A garden tour vacation, part 1

As I’ve mentioned before, it’s my typical annual summer tradition to head out out town for a few day to visit botanical gardens or arboretums. The past few years, I’ve explored gardens around the Raleigh area: J.C. Raulston, Sarah Duke Gardens, and North Carolina Botanical Gardens. This year I headed north and made visits to (in Virginia): Green Springs Gardens between Annandale and Lincolnia, Bon Air Park Rose Garden just west of Arlington, and Meadowlark Arboretum near Reston. In Pennsylvania: Jenkins Arboretum near King of Prussia, Morris Arboretum near Chestnut Hill, Swarthmore Colleges’ Scott Arboretum near Chester, and Mt. Cuba Center just outside Wilmington, Delaware. It sounds like a lot, but most of these were all less than an hour from each other (the northern Virginia gardens, and the ones in PA/DE, respectively).

Green Springs Gardens

Located just one mile off 395 in Lincolnia, Virginia, Green Springs Gardens is free to the public and open 8am to 7:30pm Fridays, 8:30 to 6 Saturday through Wednesday, and 8 to 7:30 on Thursdays. From 1784 until 1911, Green Springs was a working farm featuring a historic brick house and orchard that changed hands several times, before being conveyed to Fairfax County Park Authority in 1970. Since then, the county added additional acres and converted the farmland into a series of different gardens, including an educational children’s garden, a community food garden, and several native plant pollinator gardens.

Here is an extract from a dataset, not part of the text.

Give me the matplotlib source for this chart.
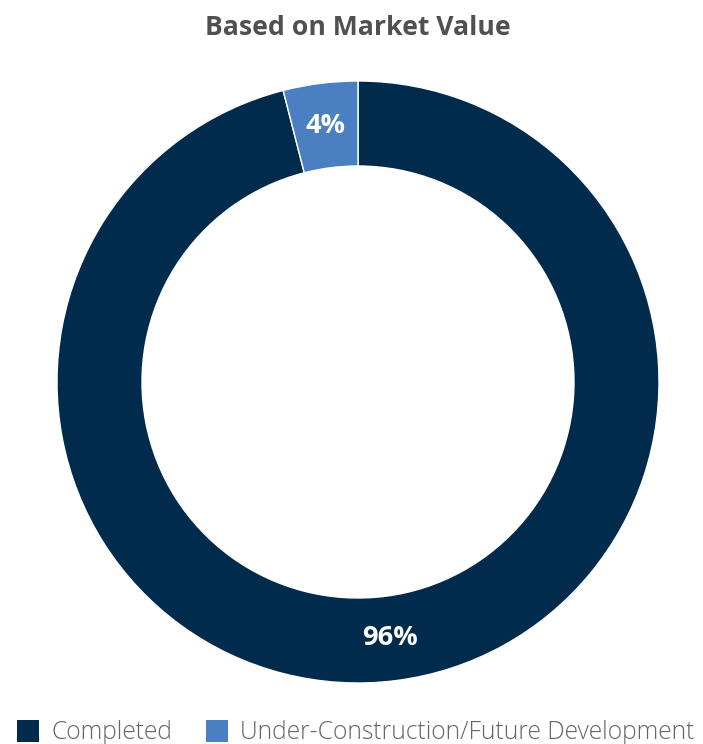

For it being early August, there was a lot still in flower and the plant combinations were impressive! Whoever plans the landscaping here has an outstanding feel for what works well together in terms of textures and colors and seasonality.

Bon Air Park Rose Garden

Just under a mile and half west of downtown Arlington, tucked away in a quiet neighborhood off of I-66 (and like Green Springs, free to the public), the Bon Air Park rose garden features a wide variety of roses being trialed to gauge their performance in the often hot and humid weather of the Mid-Atlantic: climbers, hybrid teas, shrub roses, groundcover roses like the Drift series, and everything in between. And adjacent to the rose garden is native plant garden maintained by norther Virginia Master Gardeners, with each plant labeled as to its name and which wildlife benefits from it, and how. There’s also a compost bin (with signage explaining the benefits of compost and how they create the compost) along with two model bird houses with nesting materials inside.

I’m loving the extensive efforts to help educate the community on what they can do to create more sustainable landscapes and gardens friendly to wildlife and pollinators!

Meadowlark Arboretum

Meadowlark Arboretum is situated about 3 miles northwest of Tysons, and just over 4 miles east of Reston, off Dulles Access Road. Admission to Meadowlark is just $8 and they are open seven days a week 10 to 6:30. Plantings are more spread out at this arboretum, and the grounds are more hilly, so it’s a great place if you’re looking for a vigorous walk. The emphasis here is mostly native plants and meadow gardens, but there is also a lovely pond filled with water lilies and beautiful lotus! And also an Asian garden with sculptures, Asian plants, stonework, and a large “peace and harmony” cast iron bell hanging from an ornate pergola, plus a display of bonsai trees!

Lotus

Swarthmore College, Scott Arboretum

I think if I had known many years ago when deciding on where to get my degree in horticulture that this college existed, I might’ve been willing to go out of state to attend school in the middle of such a large and beautiful arboretum! Free and open to the public seven days a week 7-7:30, located off I-476 at Baltimore Pike between Wilmington, DE and Philadelphia. The arboretum consists of the main gardens around an old colonial area house that is the offices, native shrubs and trees interspersed among colorful perennials and annuals. Beyond the main gardens, very old, majestic trees of a wide variety of genera are spread around the campus, with under-plantings of native shrubs, and single specimens of Magnolias, hollies, dogwoods, and others in between.

Swamp hibiscus

Variegated Zelkova

The other thing that impressed me with Scott Arboretum is their plan to be totally powered by renewable energy by 2035. They are in the middle of re-doing infrastructure to support energy conservation and to reduce emissions. The campus also featured a rain garden and extensive native plantings to support wildlife.

Morris Arboretum

9 miles to the north-northwest of Philly is Morris Arboretum, the largest of the gardens and arboretums I had visited thus far. $20 admission, open 9-5 on weekends, 10-5 Monday to Friday. Great place for a vigorous walk as you start at the top of a hill and meander down through an old grove of trees to the various types of gardens and plantings and displace in the shallow valley below. The highlights for me included the Fernery, an old victorian-era domed greenhouse showcasing hundreds of species of ferns growing alongside a small waterfall and gentle stream, beautiful stone and iron sculptures scattered around the grounds, and a functioning model train display with trains running in between dwarf conifers and bonsai plants!